Breslin received several awards for his writing, most notably the Pulitzer Prize for Commentary in 1986.

“What’s wrong with journalists today? They don’t go out,” Breslin said in a 2015 interview with the City University of New York TV station. “Television would be your answer. They’re all on television giving the news. As you listen to them talk, you know they haven’t left the office. They have no authentic spirit to the voice as they’re telling you what happened in New York, because they don’t know and they don’t bother with it.”

New Yorkers trusted Breslin, journalists admired him, and even murderers sought to communicate with him.

In 1977, David Berkowitz, the “Son of Sam” serial killer, began corresponding with Breslin, writing from the “gutters of N.Y.C., which are filled with dog manure, vomit, stale wine, urine, and blood.”

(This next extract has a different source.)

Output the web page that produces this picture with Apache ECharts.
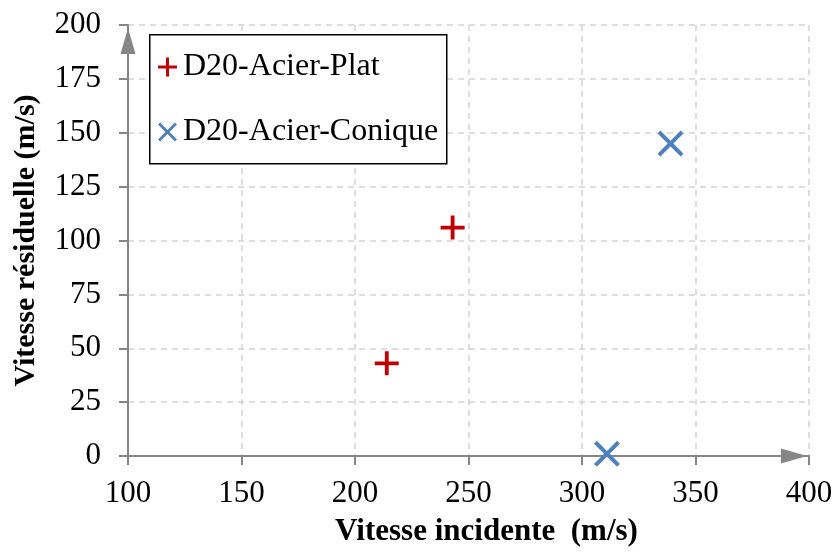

James Earl Breslin also authored quite a few critically acclaimed books, including “The Church That Forgot Christ,” “How the Good Guys Finally Won,” and “The Gang That Couldn’t Shoot Straight.”

Breslin’s chilling columns offered insight into the mind of a madman and left the city shaking in fear.

“The night he got arrested, I walked into the courtroom in Queens and he pointed at me (and) said, ‘There’s Jimmy Breslin, my friend,'” Breslin once recalled. “‘What was that? Shoot him,’ I said.”

When asked what he aimed for as a journalist, Breslin replied, “To please a reader: me.”

“I didn’t care about anybody else,” Breslin said in a 2012 interview. “If I thought it was humorous, if it made me smile, I put it in. I wrote it in the paper and didn’t care what anyone thought.”

Breslin is survived by his wife Ronnie Eldridge, four children, three stepchildren and twelve grandchildren.